While we largely completed all of the goals for our project, these goal completion dates were generally separate from our initial planned completion dates. Significant pivots were made which, of course, drastically altered plans. We also experienced some difficulties in the beginning-middle of the semester with different additional responsibilities (school, applications, and others) that made it difficult to effectively push code. This, of course, was followed by significant development happening in the last few weeks leading up to the project completion and presentation.
In addition, the learning curve for Django and HTML for front-end design of the website was quite difficult. Since no one in the team had prior experience with web development, it took longer for us to understand the object-oriented, jargon-laden design of Django, and this undoubtedly delayed our progress on the project. Had we known how to use some of this technology before beginning the project, this project could have been much more extensive. However, we are pleased with our final product, and it accomplishes our basic goals and even more.
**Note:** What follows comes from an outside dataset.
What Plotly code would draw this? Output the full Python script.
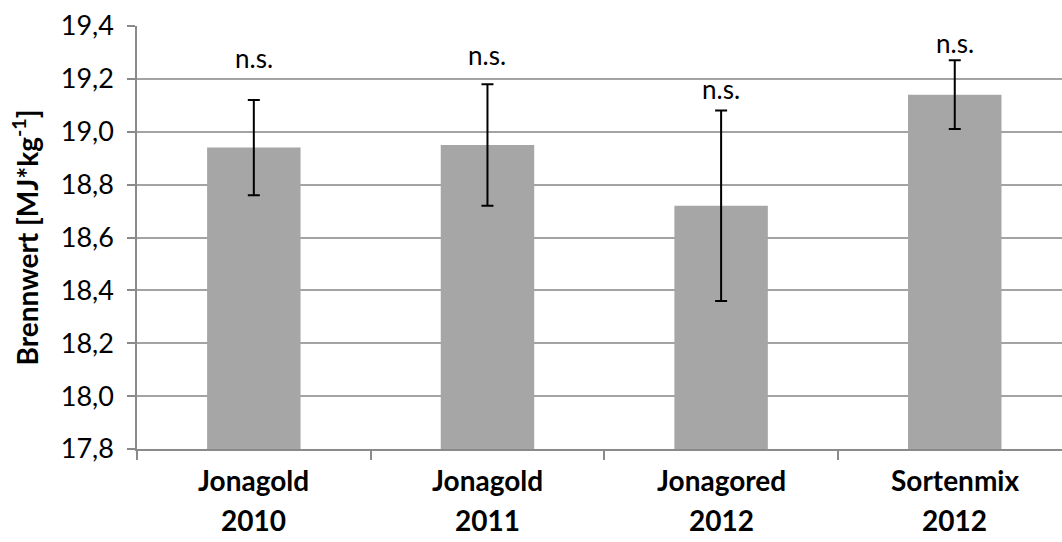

There were many things that our group did well in maintaining throughout the project: group-dynamic, loyalty to business motivation, team communication, and setting attainable goals. At no point in the project were there large disagreements between team members, so there was no significant stoppage of work or scatterbrained code implementation. Another strength that was omnipresent within our team was the devotion to the initial product ideology (creating a usable, adaptable, explainable data-processing product). This devotion allowed us to pivot from our initial plan and make a more compelling product for our target customers. Team communication stayed clear and constant, allowing us to quickly address problems and shift plans as needed. Finally, we set attainable goals which allowed for more clear checkpoints and lowered overall stress levels. In tandem, the strengths of our team throughout the project is what lead to the completion and general success of our project.
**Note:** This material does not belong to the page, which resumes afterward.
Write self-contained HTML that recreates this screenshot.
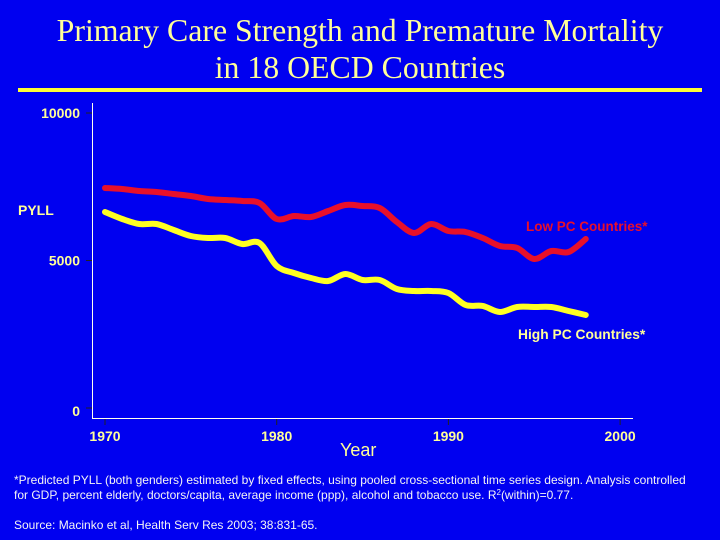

There were a few difficulties that made the project more challenging than initially anticipated: siloed work efforts, busy schedules, and occasionally unclear next steps. At the start of our project, the doled out roles left Mr. Hall and Mr. Queen largely responsible for frontend development. Django proved significantly more difficult to pick up than say, the pickup of another object-oriented programming language. By the time they were in the thick of Django, it was unclear whether it would have been worthwhile for Mr. and Ms. Channing to move up the Django learning curve for the purposes of lending a hand. This resulted in additional time being put in by the said Django designers. Another difficulty in project implementation was that, in fact, all of us were quite busy for the meat of the semester with applications, research, internships, other classes, etc. so couldn’t make as significant progress on the project as would have been optimal with a more diverse set of work schedules. Finally, at times, especially as we were pivoting, it was difficult to know what process should be implemented next. This resulted in occasional lack of direction and slowing in commits.
This project can largely be considered a success. In the business sense of creating an easily usable and widely applicable product for SMBs with nonexistent DS Departments, we followed through completely: we have a website that has been tested on ML-uninformed people (our parents) that has good and ~interpretable outputs (PCA, T-SNE, Histograms, Multivariate Linear Regressions). Going forward, if we were to continue the project, our next steps would be to further explain the meaning/output of our existing functions, then implement a variety of predictive tools for different use-cases.